Yup. And this is where the 51-call limit to SIPCC comes in; 51 real
calls - not so likely; 51 DataChannel-only calls (in a game) - possible,
or in a combination of a few games.

Also, a game or other similar app might proactively connect you in an
'idle-but-open' state (with audio/video negotiated but inactive) to
other players nearby to allow those connections to be warmed up quickly
as needed (perhaps using DataChannel for direct renegotiation to enable
audio/video). Perhaps a stretch, but people will figure out
interesting/unexpected things to do with an enabling API like WebRTC.

> 2. Any piece of JS can create a new PeerConnection with
> incoming A/V only, no matter how many already exist, including multiples
> in the same tab.

Makes sense.

> 3. Any piece of JS can acquire a handle to a camera and/or microphone
> as long as at least one of those devices is free and use it to make a
> call.

And perhaps even if it isn't free, see above.

> What I think remains to be determined is whether one can have ahared
> access to a microphone or camera. But that's a question for getUserMedia(),
> not for PeerConnection.

Shared-video/mic between apps/tabs is a possible idea, but rather lower
utility and higher risk/complexity. But we should consider it in the UI
and permissions discussions.

> Note that I'm not suggesting that a given calling site must allow you to
> have multiple concurrent calls. For instance, GoogleTalk will not do so,
> no matter how many tabs you open. However, that's something that's
> implemented in JS, not in C++ and is at the discretion of the site.

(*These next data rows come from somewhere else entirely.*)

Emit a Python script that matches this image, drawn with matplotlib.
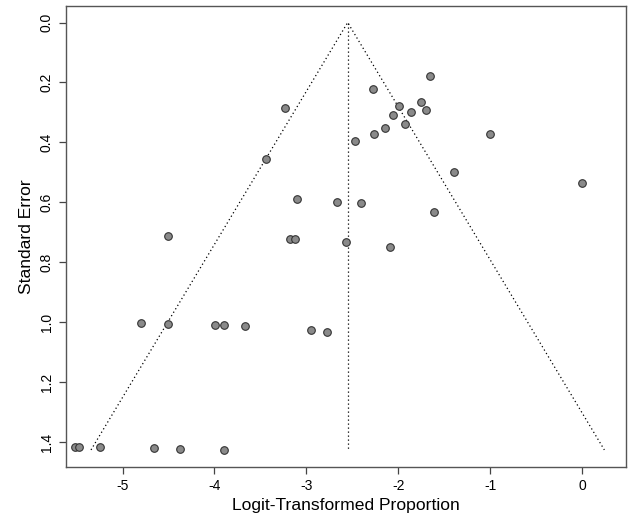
import matplotlib
matplotlib.use("Agg")
import matplotlib.pyplot as plt
import numpy as np

plt.rcParams['font.family'] = ['Liberation Sans', 'DejaVu Sans']

logit_prop = [-3.23, -3.44, -3.10, -4.50, -3.18, -3.12,
              -1.65, -2.27, -1.99, -1.755, -1.70, -1.86, -2.06, -1.93, -2.14, -2.26,
              -1.00, -2.47, -1.39, 0.00, -2.67, -2.40, -1.61, -2.57, -2.09,
              -4.80, -4.51, -3.99, -3.90, -3.67, -2.95,
              -5.52, -5.47, -5.24, -4.66, -4.37, -3.90, -2.78]
std_err = [0.284, 0.455, 0.590, 0.711, 0.722, 0.722,
           0.177, 0.221, 0.277, 0.264, 0.292, 0.299, 0.308, 0.339, 0.353, 0.373,
           0.371, 0.394, 0.499, 0.534, 0.597, 0.603, 0.633, 0.733, 0.749,
           1.003, 1.004, 1.007, 1.008, 1.012, 1.025,
           1.415, 1.415, 1.416, 1.418, 1.421, 1.426, 1.031]
pooled = -2.55
se_max = 1.425
x_ticks = [-5, -4, -3, -2, -1, 0]
y_ticks = [0.0, 0.2, 0.4, 0.6, 0.8, 1.0, 1.2, 1.4]

fig = plt.figure(figsize=(6.33, 5.19), dpi=100)
ax = fig.add_axes([0.1043, 0.1002, 0.8847, 0.8882])

dot = (0, (1, 2.2))
ax.plot([pooled - 1.96 * se_max, pooled, pooled + 1.96 * se_max], [se_max, 0, se_max],
        color='black', lw=0.9, linestyle=dot)
ax.plot([pooled, pooled], [0, se_max], color='black', lw=0.9, linestyle=dot)

ax.scatter(logit_prop, std_err, s=30, facecolor='#8a8a8a', edgecolor='#333333',
           linewidth=0.8, zorder=3)

ax.set_xlim(-5.615, 0.479)
ax.set_ylim(1.482, -0.055)
ax.set_xticks(x_ticks)
ax.set_xticklabels([str(t) for t in x_ticks])
ax.set_yticks(y_ticks)
ax.set_yticklabels([f"{t:.1f}" for t in y_ticks], rotation=90, va='center')

for sp in ax.spines.values():
    sp.set_color('#555555')
    sp.set_linewidth(1.0)
ax.tick_params(direction='out', length=5, width=0.9, color='#444444',
               labelsize=10, pad=4)

ax.set_xlabel("Logit-Transformed Proportion", fontsize=12.6, labelpad=3)
ax.set_ylabel("Standard Error", fontsize=12.6, labelpad=4)

fig.savefig("out.png", dpi=100)
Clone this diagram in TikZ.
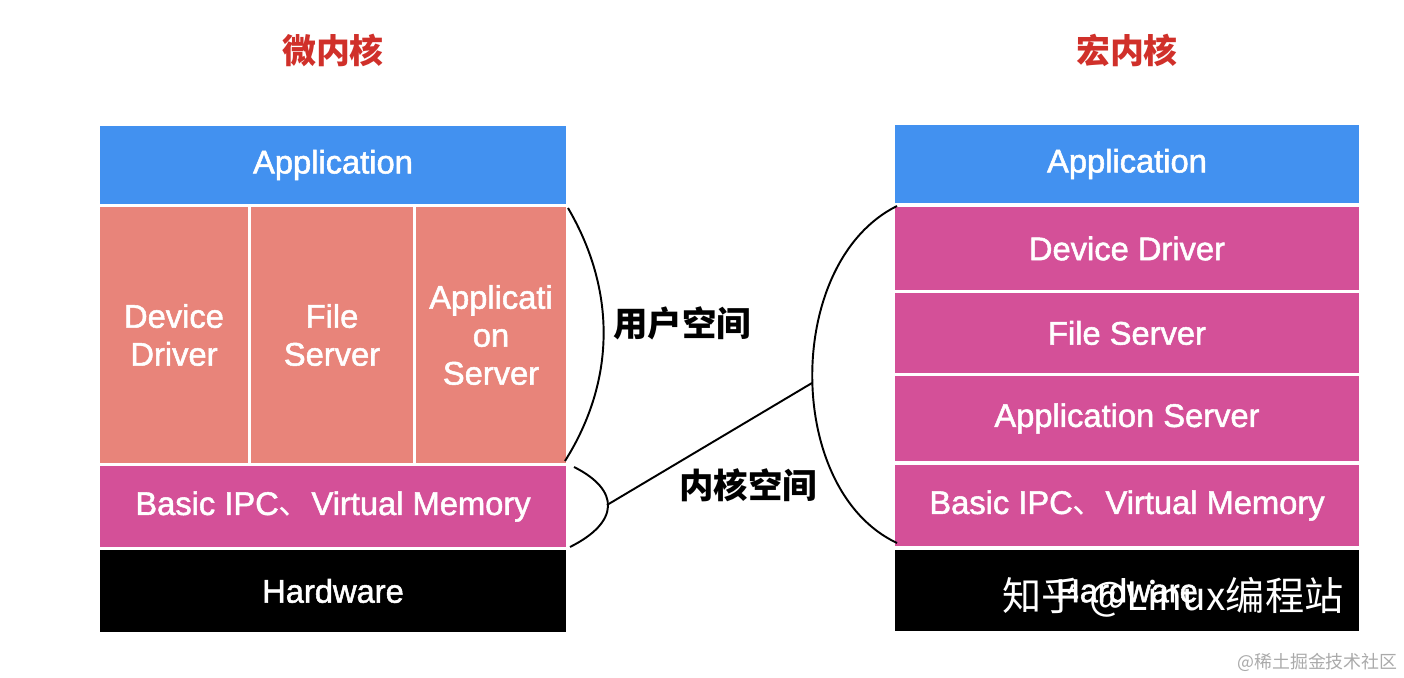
\documentclass[tikz,border=0pt]{standalone}
\usepackage{fontspec}
\setmainfont{Liberation Sans}
\newfontfamily\cjk{Noto Sans CJK SC}
\newfontfamily\lab{Liberation Sans}[FakeBold=1.6]
\definecolor{appblue}{RGB}{66,145,240}
\definecolor{salmon}{RGB}{232,132,122}
\definecolor{kmag}{RGB}{212,80,152}
\definecolor{titlered}{RGB}{208,48,42}
\definecolor{markgray}{RGB}{170,170,170}
\tikzset{
  blk/.style={inner sep=0pt, outer sep=0pt, align=center, text=white,
    font=\lab\fontsize{18.6}{21.6}\selectfont},
  appblk/.style={blk, fill=appblue},
  userblk/.style={blk, fill=salmon},
  kernblk/.style={blk, fill=kmag},
  hwblk/.style={blk, fill=black},
  title/.style={text=titlered, font=\cjk\bfseries\fontsize{19.3}{22}\selectfont},
  spacelabel/.style={text=black, font=\cjk\bfseries\fontsize{19.6}{22}\selectfont},
  brace/.style={draw=black, line width=1.1pt},
}
\begin{document}
\begin{tikzpicture}[x=0.02cm, y=-0.02cm]
\useasboundingbox (0,0) rectangle (1404,678);
% titles
\node[title] (tmicro) at (333,50) {微内核};
\node[title] (tmacro) at (1127,50) {宏内核};
% left stack (microkernel)
\node[appblk, minimum width=466*0.02cm, minimum height=78*0.02cm] (lapp) at (333,165) {\raisebox{-1.5pt}{Application}};
\node[userblk, minimum width=148*0.02cm, minimum height=256*0.02cm] (ldev) at (174,335) {Device\\Driver};
\node[userblk, minimum width=162*0.02cm, minimum height=256*0.02cm] (lfile) at (332,335) {File\\Server};
\node[userblk, minimum width=150*0.02cm, minimum height=256*0.02cm] (laps) at (491,335) {Applicati\\on\\Server};
\node[kernblk, minimum width=466*0.02cm, minimum height=81*0.02cm] (lipc) at (333,506.5) {\raisebox{-1.5pt}{Basic IPC{\cjk 、}Virtual Memory}};
\node[hwblk, minimum width=466*0.02cm, minimum height=82*0.02cm] (lhw) at (333,591) {Hardware};
% right stack (monolithic kernel)
\node[appblk, minimum width=464*0.02cm, minimum height=78*0.02cm] (rapp) at (1127,164) {\raisebox{-1.5pt}{Application}};
\node[kernblk, minimum width=464*0.02cm, minimum height=83*0.02cm] (rdev) at (1127,248.5) {\raisebox{-1pt}{Device Driver}};
\node[kernblk, minimum width=464*0.02cm, minimum height=80*0.02cm] (rfile) at (1127,333) {File Server};
\node[kernblk, minimum width=464*0.02cm, minimum height=85*0.02cm] (raps) at (1127,418.5) {\raisebox{-1.5pt}{Application Server}};
\node[kernblk, minimum width=464*0.02cm, minimum height=81*0.02cm] (ripc) at (1127,505.5) {\raisebox{-1.5pt}{Basic IPC{\cjk 、}Virtual Memory}};
\node[hwblk, minimum width=464*0.02cm, minimum height=81*0.02cm] (rhw) at (1127,590.5) {Hardware};
% watermark texts
\node[text=white, inner sep=0pt, font=\cjk\fontsize{22.3}{25}\selectfont] (wm) at (1173,597) {知乎 @Linux编程站};
\node[text=markgray, inner sep=0pt, anchor=east, font=\cjk\fontsize{10.2}{12}\selectfont] (jj) at (1398,662) {@稀土掘金技术社区};
% brackets
\coordinate (ut) at (568,208);
\coordinate (ub) at (565,461);
\coordinate (kt) at (574,467);
\coordinate (ktip) at (607,505);
\coordinate (kb) at (570,547);
\coordinate (rt) at (897,206);
\coordinate (rmid) at (812,383);
\coordinate (rb) at (897,543);
\draw[brace] (ut) .. controls (616,290) and (616,380) .. (ub);
\draw[brace] (kt) .. controls (620,490) and (620,522) .. (kb);
\draw[brace] (ktip) -- (rmid);
\draw[brace] (rt) .. controls (784,262) and (784,490) .. (rb);
% space labels
\node[spacelabel] (uspace) at (682,323) {用户空间};
\node[spacelabel] (kspace) at (748,485) {内核空间};
\end{tikzpicture}
\end{document}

Right. Within one app/tab, the JS can redirect the MediaStream where it
wants, and manage multiple PeerConnections/calls as it wishes (or
doesn't wish).

Randell Jesup

Timothy B. Terriberry

unread,

Apr 18, 2012, 5:32:06 PM4/18/12

to dev-...@lists.mozilla.org

Randell Jesup wrote:
> Yup. And this is where the 51-call limit to SIPCC comes in; 51 real
> calls - not so likely; 51 DataChannel-only calls (in a game) - possible,
> or in a combination of a few games.

Or in a DHT-based server-less communications network.